Over architecture

Dima Svetov
3 min readJan 18, 2021

I started my career in software engineering about 15 years ago for an advertising agency. We had to do things quickly usually last second requests from clients. This lead to us never discussing the best approaches, things just needed to work, look pretty, and be done on time. It also taught me a valuable lesson that I'm sure many won't agree with me but I will try to explain my point of view. The lesson was no one cares about best practices if no one ever reuses that code.

Fast forward 15 years and I’m now working as Engineering Manager for a few years and I constantly see people over-engineering the solution to the point where they themselves don't know how to use their code in the next project. And this brings me here to discuss the notion of over architecture.

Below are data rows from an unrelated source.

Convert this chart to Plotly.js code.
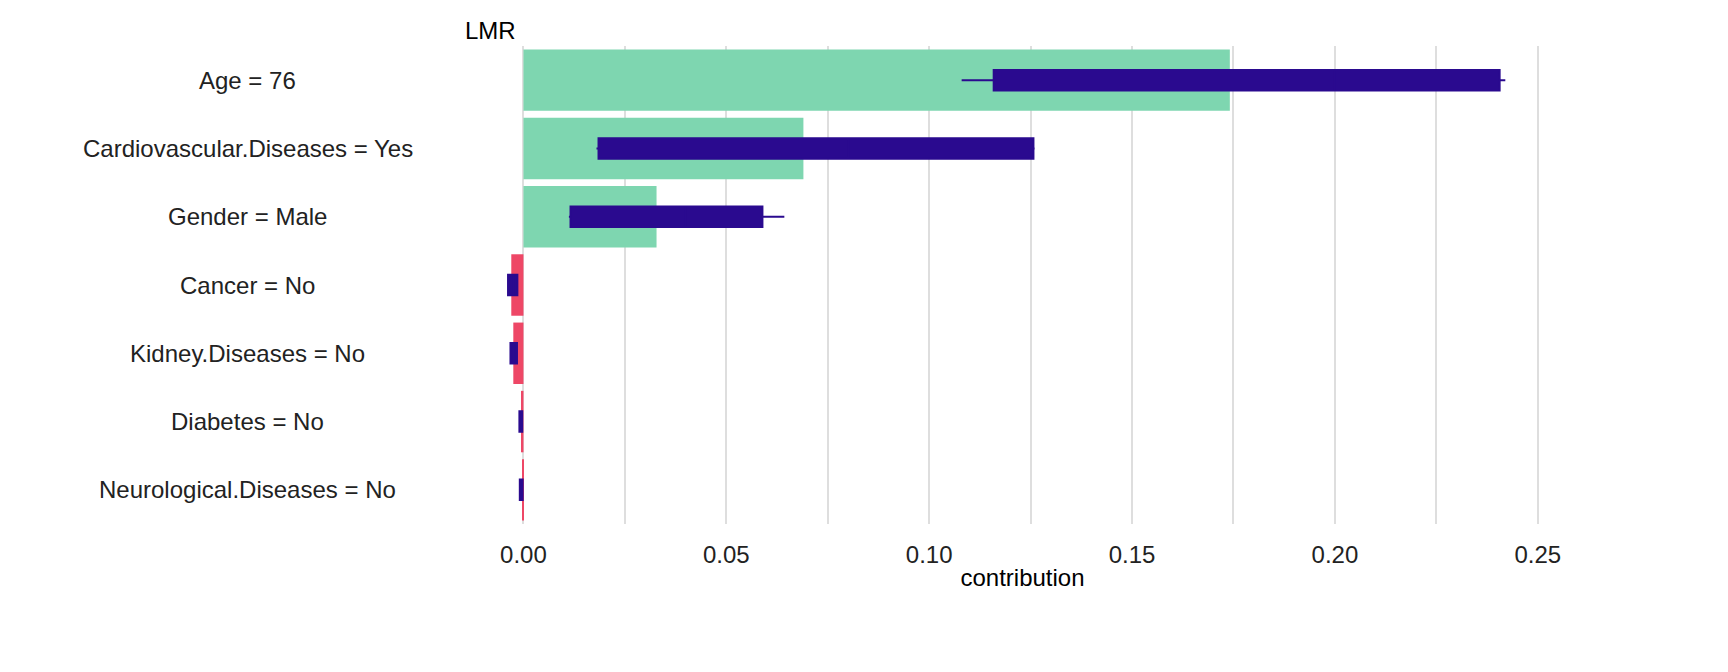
<!DOCTYPE html>
<html>
<head>
<script src="https://cdn.plot.ly/plotly-3.0.1.min.js"></script>
<style>body{margin:0}</style>
</head>
<body>
<div id="myChart" style="width:1728px;height:672px"></div>
<script>
const features = ['Age = 76', 'Cardiovascular.Diseases = Yes', 'Gender = Male', 'Cancer = No',
                  'Kidney.Diseases = No', 'Diabetes = No', 'Neurological.Diseases = No'];
const contributions = [0.1741, 0.069, 0.0328, -0.003, -0.0025, -0.0006, -0.0003];
const q1 = [0.1159, 0.0185, 0.0116, -0.0038, -0.0032, -0.0010, -0.0009];
const q3 = [0.2406, 0.1257, 0.0589, -0.0015, -0.0016, -0.0003, -0.0002];
const medians = [0.20, 0.08, 0.04, -0.0025, -0.0024, -0.0006, -0.0005];
const lowWhisker = [0.108, 0.0180, 0.0112, -0.0040, -0.0034, -0.0011, -0.0010];
const highWhisker = [0.242, 0.1260, 0.0643, -0.0014, -0.0015, -0.0002, -0.0001];

const barColors = contributions.map(v => v >= 0 ? '#7ED6B0' : '#EE4766');

const bars = {
    type: 'bar',
    orientation: 'h',
    y: features,
    x: contributions,
    width: 0.9,
    marker: { color: barColors },
    hoverinfo: 'x+y'
};

const boxes = {
    type: 'box',
    orientation: 'h',
    y: features,
    q1: q1,
    median: medians,
    q3: q3,
    lowerfence: lowWhisker,
    upperfence: highWhisker,
    width: 0.3,
    whiskerwidth: 0,
    fillcolor: '#2A0A8F',
    line: { color: '#2A0A8F', width: 2 },
    boxpoints: false
};

// centred feature labels, as in the original
const labelAnnotations = features.map(f => ({
    text: f, xref: 'paper', yref: 'y', x: -0.2286, y: f,
    xanchor: 'center', yanchor: 'middle', showarrow: false,
    font: { size: 24, color: '#222222' }
}));

const layout = {
    font: { family: 'Liberation Sans, Arial, sans-serif', size: 24, color: '#000000' },
    showlegend: false,
    barmode: 'overlay',
    boxmode: 'overlay',
    paper_bgcolor: '#ffffff',
    plot_bgcolor: '#ffffff',
    margin: { l: 491, r: 174, t: 46, b: 148 },
    xaxis: {
        range: [-0.008, 0.254],
        tickvals: [0, 0.05, 0.1, 0.15, 0.2, 0.25],
        ticktext: ['0.00', '0.05', '0.10', '0.15', '0.20', '0.25'],
        showgrid: true,
        gridcolor: '#dedede',
        gridwidth: 2,
        minor: { dtick: 0.025, tick0: 0.025, showgrid: true, gridcolor: '#dedede', gridwidth: 2 },
        zeroline: false,
        ticks: '',
        ticklabelstandoff: 14,
        tickfont: { size: 24, color: '#222222' },
        title: { text: 'contribution', font: { size: 24 }, standoff: 2 }
    },
    yaxis: {
        categoryorder: 'array',
        categoryarray: features.slice().reverse(),
        showgrid: false,
        zeroline: false,
        ticks: '',
        showticklabels: false
    },
    annotations: [{
        text: 'LMR', xref: 'paper', yref: 'paper', x: 0.025, y: 1.0,
        xanchor: 'right', yanchor: 'bottom', showarrow: false, font: { size: 24 }
    }].concat(labelAnnotations)
};

Plotly.newPlot('myChart', [bars, boxes], layout, { displayModeBar: false });
</script>
</body>
</html>
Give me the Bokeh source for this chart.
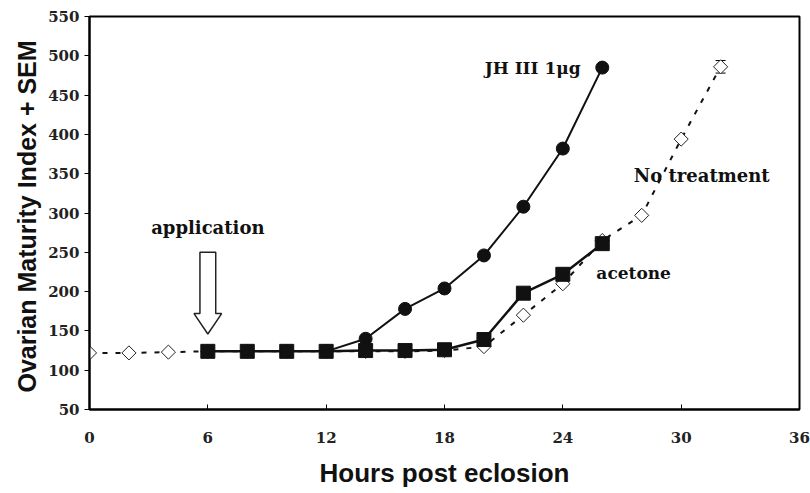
import math
from bokeh.plotting import figure
from bokeh.models import Range1d, FixedTicker, Label, Whisker, ColumnDataSource
from bokeh.embed import file_html
from bokeh.resources import INLINE

# Data (hours post eclosion vs Ovarian Maturity Index)
none_x = [0, 2, 4, 6, 8, 10, 12, 14, 16, 18, 20, 22, 24, 26, 28, 30, 32]
none_y = [122, 122, 123, 124, 124, 124, 124, 124, 124, 125, 130, 170, 210, 265, 297, 394, 486]
none_sem = [0, 0, 0, 0, 0, 0, 0, 0, 0, 0, 0, 0, 0, 0, 0, 0, 8]

jh_x = [12, 14, 16, 18, 20, 22, 24, 26]
jh_y = [124, 140, 178, 204, 246, 308, 382, 485]

acet_x = [6, 8, 10, 12, 14, 16, 18, 20, 22, 24, 26]
acet_y = [124, 124, 124, 124, 125, 125, 126, 139, 198, 222, 261]

x_ticks = [0, 6, 12, 18, 24, 30, 36]
y_ticks = [50, 100, 150, 200, 250, 300, 350, 400, 450, 500, 550]

# application arrow (data units)
arrow_x = 6
arrow_top = 250
arrow_neck = 172
arrow_tip = 146
shaft_half = 0.4
head_half = 0.7

p = figure(width=810, height=493, output_backend="svg", toolbar_location=None,
           x_range=Range1d(0, 36), y_range=Range1d(50, 550),
           min_border_left=89, min_border_right=11, min_border_top=16, min_border_bottom=84)
p.grid.visible = False
p.outline_line_color = "black"
p.outline_line_width = 2
p.background_fill_color = "white"
p.border_fill_color = "white"

serif = "DejaVu Serif"
sans = "Liberation Sans"

p.xaxis.ticker = FixedTicker(ticks=x_ticks)
p.yaxis.ticker = FixedTicker(ticks=y_ticks)
for ax in (p.xaxis[0], p.yaxis[0]):
    ax.axis_line_width = 2
    ax.axis_line_color = "black"
    ax.major_tick_line_color = "black"
    ax.minor_tick_line_color = None
    ax.major_label_text_font = serif
    ax.major_label_text_font_style = "bold"
    ax.major_label_text_font_size = "15px"
    ax.major_label_text_color = "#222"
    ax.axis_label_text_font = sans
    ax.axis_label_text_font_style = "bold"
    ax.axis_label_text_color = "#111"

p.xaxis.major_tick_in = 5
p.xaxis.major_tick_out = 0
p.xaxis.major_label_standoff = 22
p.xaxis.axis_label = "Hours post eclosion"
p.xaxis.axis_label_text_font_size = "26px"
p.xaxis.axis_label_standoff = 12

p.yaxis.major_tick_in = 0
p.yaxis.major_tick_out = 5
p.yaxis.major_label_standoff = 5
p.yaxis.axis_label = "Ovarian Maturity Index  + SEM"
p.yaxis.axis_label_text_font_size = "25px"
p.yaxis.axis_label_standoff = 4

# No treatment: dashed with open diamonds
src_none = ColumnDataSource(dict(x=none_x, y=none_y,
                                 lo=[a - b for a, b in zip(none_y, none_sem)],
                                 hi=[a + b for a, b in zip(none_y, none_sem)]))
p.line("x", "y", source=src_none, line_color="#111", line_width=2, line_dash="5 8")
p.add_layout(Whisker(source=src_none, base="x", lower="lo", upper="hi",
                     line_color="#222", line_width=1.5))
p.scatter("x", "y", source=src_none, marker="square", angle=math.pi / 4, size=10,
          fill_color="white", line_color="#222", line_width=1)

# JH III: solid with filled circles
p.line(jh_x, jh_y, line_color="#111", line_width=2)
p.scatter(jh_x, jh_y, marker="circle", size=13, fill_color="#111", line_color="#111")

# Acetone: solid with filled squares
p.line(acet_x, acet_y, line_color="#111", line_width=2.5)
p.scatter(acet_x, acet_y, marker="square", size=14, fill_color="#111", line_color="#111")

# application arrow (hollow block arrow)
ax_pts = [arrow_x - shaft_half, arrow_x + shaft_half, arrow_x + shaft_half,
          arrow_x + head_half, arrow_x, arrow_x - head_half, arrow_x - shaft_half]
ay_pts = [arrow_top, arrow_top, arrow_neck, arrow_neck, arrow_tip, arrow_neck, arrow_neck]
p.patch(ax_pts, ay_pts, fill_color="white", line_color="#222", line_width=1.5)

def lab(x, y, t, align="left", size="17px"):
    p.add_layout(Label(x=x, y=y, text=t, text_font=serif, text_font_style="bold",
                       text_font_size=size, text_color="#111", text_align=align,
                       text_baseline="middle"))

lab(6, 282, "application", "center", "18px")
lab(24.9, 485, "JH III 1\u03bcg", "right")
lab(27.6, 348, "No treatment", "left", "18px")
lab(25.7, 224, "acetone")

open("out.html", "w").write(file_html(p, INLINE))
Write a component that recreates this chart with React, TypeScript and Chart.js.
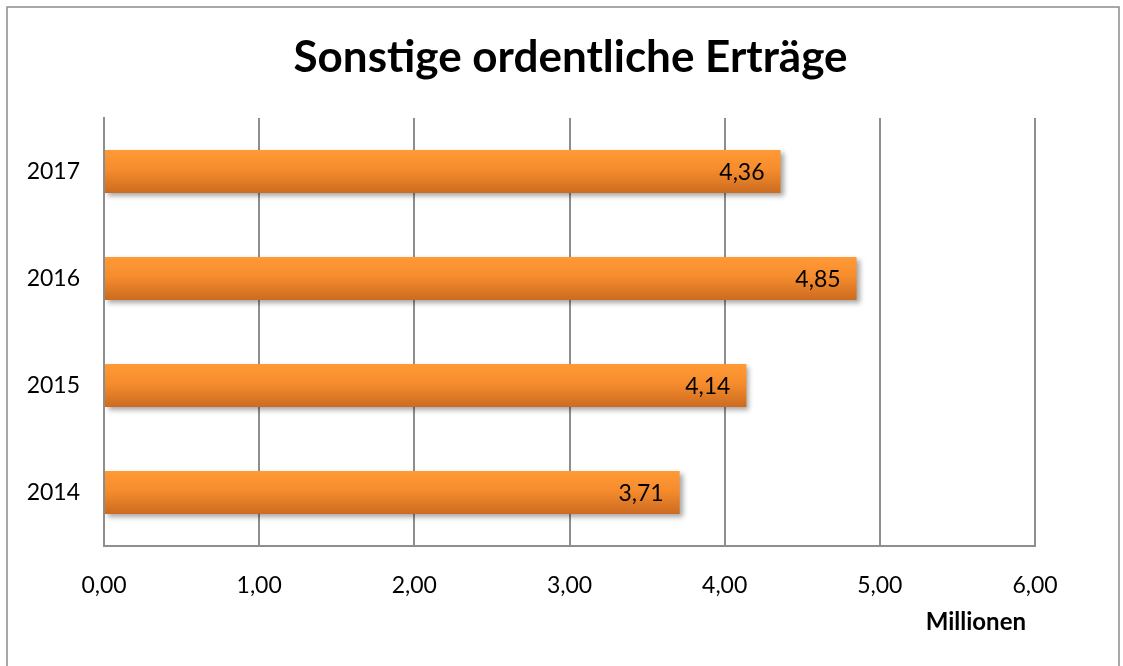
import React, { useEffect, useRef } from "react";
import { Chart, registerables } from "chart.js";

Chart.register(...registerables);

const categories = ["2014", "2015", "2016", "2017"];
const values = [3.71, 4.14, 4.85, 4.36];
const xTicks = [0, 1, 2, 3, 4, 5, 6];
const titleText = "Sonstige ordentliche Erträge";
const axisTitleText = "Millionen";

const FONT = "Lato, 'Open Sans', sans-serif";

const fmt = (v: number) => v.toFixed(2).replace(".", ",");

export default function App() {
  const ref = useRef<HTMLCanvasElement | null>(null);

  useEffect(() => {
    if (!ref.current) return;
    const decor = {
      id: "decor",
      beforeDraw(chart: any) {
        const ctx = chart.ctx;
        ctx.save();
        ctx.fillStyle = "#ffffff";
        ctx.fillRect(0, 0, chart.width, chart.height);
        ctx.strokeStyle = "#8c8c8c";
        ctx.lineWidth = 1.5;
        ctx.strokeRect(7, 7, 1112, 700);
        ctx.restore();
      },
      beforeDatasetsDraw(chart: any) {
        const ctx = chart.ctx;
        const meta = chart.getDatasetMeta(0);
        meta.data.forEach((el: any) => {
          const top = el.y - el.height / 2;
          const g = ctx.createLinearGradient(0, top, 0, top + el.height);
          g.addColorStop(0, "#FF9A35");
          g.addColorStop(0.45, "#F68C2D");
          g.addColorStop(1, "#CC6B20");
          el.options = { ...el.options, backgroundColor: g };
        });
        ctx.save();
        ctx.shadowColor = "rgba(0,0,0,0.35)";
        ctx.shadowBlur = 5;
        ctx.shadowOffsetX = 3;
        ctx.shadowOffsetY = 3;
      },
      afterDatasetsDraw(chart: any) {
        const ctx = chart.ctx;
        ctx.restore();
        const meta = chart.getDatasetMeta(0);
        ctx.save();
        ctx.fillStyle = "#000000";
        ctx.font = `23px ${FONT}`;
        ctx.textAlign = "right";
        ctx.textBaseline = "middle";
        meta.data.forEach((el: any, i: number) => {
          ctx.fillText(fmt(values[i]), el.x - 16, el.y + 1);
        });
        ctx.restore();
      },
      afterDraw(chart: any) {
        const ctx = chart.ctx;
        const area = chart.chartArea;
        ctx.save();
        ctx.fillStyle = "#000000";
        ctx.textAlign = "center";
        ctx.textBaseline = "alphabetic";
        ctx.font = `bold 44px ${FONT}`;
        ctx.fillText(titleText, (area.left + area.right) / 2 + 1, 72);
        ctx.textAlign = "right";
        ctx.font = `bold 24px ${FONT}`;
        ctx.fillText(axisTitleText, area.right - 9, 630);
        ctx.restore();
      },
    };

    const chart = new Chart(ref.current, {
      type: "bar",
      data: {
        labels: categories,
        datasets: [
          {
            data: values,
            backgroundColor: "#F68C2D",
            borderWidth: 0,
            barPercentage: 0.4,
            categoryPercentage: 1,
          },
        ],
      },
      options: {
        indexAxis: "y",
        animation: false,
        responsive: false,
        devicePixelRatio: 1,
        layout: { padding: { top: 118, left: 8, right: 88, bottom: 0 } },
        plugins: {
          legend: { display: false },
          title: { display: false },
          tooltip: { enabled: false },
        },
        scales: {
          x: {
            type: "linear",
            min: 0,
            max: 6,
            afterBuildTicks(scale: any) {
              scale.ticks = xTicks.map((v) => ({ value: v }));
            },
            afterFit(scale: any) {
              scale.height = 120;
            },
            grid: { color: "#8e8e8e", lineWidth: 2, drawTicks: false },
            border: { display: true, color: "#8e8e8e", width: 2 },
            ticks: {
              padding: 26,
              color: "#000000",
              font: { family: FONT, size: 23 },
              callback: (v: any) => fmt(Number(v)),
              maxRotation: 0,
            },
          },
          y: {
            reverse: true,
            afterFit(scale: any) {
              scale.width = 96;
            },
            grid: { display: false, drawTicks: false },
            border: { display: true, color: "#8e8e8e", width: 2 },
            ticks: {
              padding: 24,
              color: "#000000",
              font: { family: FONT, size: 23 },
            },
          },
        },
      },
      plugins: [decor],
    });
    return () => chart.destroy();
  }, []);

  return (
    <div style={{ position: "fixed", left: 0, top: 0, width: 1123, height: 666 }}>
      <canvas ref={ref} width={1123} height={666} />
    </div>
  );
}
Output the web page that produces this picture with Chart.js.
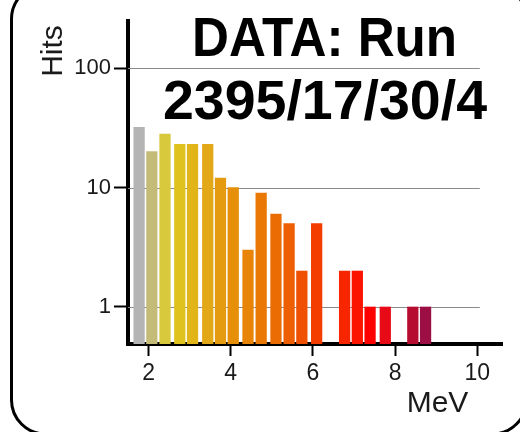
<!DOCTYPE html>
<html>
<head>
<meta charset="utf-8">
<script src="https://cdn.jsdelivr.net/npm/chart.js@4/dist/chart.umd.min.js"></script>
<style>
  html, body { margin: 0; padding: 0; background: #fff; }
  canvas { display: block; }
</style>
</head>
<body>
<canvas id="hist" width="520" height="432"></canvas>
<script>
// Energy deposits (MeV) and hit counts per bin
const energies = [1.77, 2.08, 2.40, 2.76, 3.07, 3.44, 3.75, 4.06, 4.42, 4.74,
                  5.10, 5.42, 5.73, 6.09, 6.77, 7.08, 7.39, 7.76, 8.43, 8.74];
const hits = [32, 20, 28, 23, 23, 23, 12, 10, 3, 9,
              6, 5, 2, 5, 2, 2, 1, 1, 1, 1];
const barColors = ['#b4b4b4', '#c4bb78', '#d8c83c', '#dfc21e', '#e1b51a',
                   '#e2a817', '#e49b10', '#e6900a', '#e88407', '#ea7805',
                   '#ec6c04', '#ee5e03', '#f05002', '#f43d00', '#f72600',
                   '#fb1500', '#ff0000', '#e80a17', '#b60c30', '#9c0f44'];
const xTicks = [2, 4, 6, 8, 10];
const yTicks = [1, 10, 100];
const titleLines = ['DATA: Run', '2395/17/30/4'];
const xTitle = 'MeV';
const yTitle = 'Hits';

const FONT = "'Liberation Sans', Arial, Helvetica, sans-serif";

// Horizontal grid lines, stopping just past the last x tick
const gridPlugin = {
  id: 'partialGrid',
  beforeDatasetsDraw(chart) {
    const { ctx, chartArea, scales } = chart;
    const xEnd = scales.x.getPixelForValue(10.06);
    ctx.save();
    ctx.strokeStyle = '#8a8a8a';
    ctx.lineWidth = 1.2;
    yTicks.forEach(v => {
      const y = Math.round(scales.y.getPixelForValue(v)) + 0.5;
      ctx.beginPath();
      ctx.moveTo(chartArea.left, y);
      ctx.lineTo(xEnd, y);
      ctx.stroke();
    });
    ctx.restore();
  }
};

// Titles, axis names and the rounded frame
const decorPlugin = {
  id: 'decor',
  afterDraw(chart) {
    const { ctx } = chart;
    ctx.save();
    ctx.fillStyle = '#000';

    ctx.font = `bold 56px ${FONT}`;
    ctx.textAlign = 'center';
    ctx.textBaseline = 'alphabetic';
    ctx.fillText(titleLines[0], 324.5, 56, 265);
    ctx.fillText(titleLines[1], 325, 119, 324);

    ctx.fillStyle = '#1a1a1a';
    ctx.font = `30px ${FONT}`;
    ctx.fillText(xTitle, 437.5, 412);

    ctx.save();
    ctx.translate(62, 51);
    ctx.rotate(-Math.PI / 2);
    ctx.fillText(yTitle, 0, 0);
    ctx.restore();

    ctx.strokeStyle = '#000';
    ctx.lineWidth = 3;
    ctx.beginPath();
    ctx.roundRect(11.5, -15, 515, 449, 34);
    ctx.stroke();
    ctx.restore();
  }
};

new Chart(document.getElementById('hist'), {
  type: 'bar',
  data: {
    datasets: [{
      data: energies.map((e, i) => ({ x: e, y: hits[i] })),
      backgroundColor: barColors,
      borderWidth: 0,
      barThickness: 10.6
    }]
  },
  options: {
    responsive: false,
    animation: false,
    devicePixelRatio: 1,
    layout: { padding: { top: 21, right: 18, left: 0, bottom: 0 } },
    plugins: { legend: { display: false }, tooltip: { enabled: false } },
    scales: {
      x: {
        type: 'linear',
        min: 1.5,
        max: 10.6,
        offset: false,
        afterBuildTicks: s => { s.ticks = xTicks.map(v => ({ value: v })); },
        afterFit: s => { s.height = 88; },
        grid: {
          offset: false,
          drawOnChartArea: false,
          drawTicks: true,
          tickLength: 12,
          tickWidth: 2,
          tickColor: '#000',
          color: '#000'
        },
        border: { display: true, color: '#000', width: 4 },
        ticks: {
          font: { family: FONT, size: 23 },
          color: '#1a1a1a',
          padding: 4,
          maxRotation: 0,
          autoSkip: false,
          callback: v => String(v)
        }
      },
      y: {
        type: 'logarithmic',
        min: 0.49,
        max: 248,
        afterBuildTicks: s => { s.ticks = yTicks.map(v => ({ value: v })); },
        afterFit: s => { s.width = 128; },
        grid: {
          drawOnChartArea: false,
          drawTicks: true,
          tickLength: 14,
          tickWidth: 2,
          tickColor: '#000',
          color: '#000'
        },
        border: { display: true, color: '#000', width: 4 },
        ticks: {
          font: { family: FONT, size: 22 },
          color: '#1a1a1a',
          padding: 3,
          autoSkip: false,
          callback: v => String(v)
        }
      }
    }
  },
  plugins: [gridPlugin, decorPlugin]
});
</script>
</body>
</html>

Throughout the years I started to be interested in the business side of things as much as the software side of things. This gave me some interesting insights into the minds of both sides of the development process. The decisions that management makes that don't make any sense to developers and the demands that developers request from management that seem completely ridiculous from the business side of things. The obvious scenario is business wants engineers to reuse as much code as they can from a previous project and basically focus on skinning the project to the new one. The developers will always come up with excuses that new requirements don't fit in current architecture and modifications need to be done on the foundational level of the project. And here we come to the core of the issue. If every time you get to “reuse” your project for a new project why do you need to upgrade the foundation or the architecture? and the answer is very simple in my opinion we cannot predict the future so why do we try to make software that takes care of every possible scenario?

Here is a very simple parallel; when a building is built the architect builds it based on the specs of the request x amount of dwellings, y amount of commercial space, etc… So when one of the living areas is rented out to a burger shop the burger shop will modify what is needed within the space that it is rented without consideration of what or who will live in that space in the future. Why don't we take a similar approach to software? The software architecture is the foundation of the type of projects it will support but it doesn't need to be more than that. There is no reason to worry about “all” types of add-ons that can possibly be added later on if the current project doesn't require them.

My recommendation to software engineers is to use the architecture that fits the project they are currently on, not the project that it can become in the future.

And I fully understand there are companies like FBs, googles, and amazons that do have millions of users and scenarios to cover so obviously their projects will require more robust architectures to be created, but the majority of programmers don't actually work for those companies, most people work for smaller companies that have a product or act as a professional service and this is where I recommend to keep it simple.

The lesson was no one cares about best practices if no one ever reuses that code.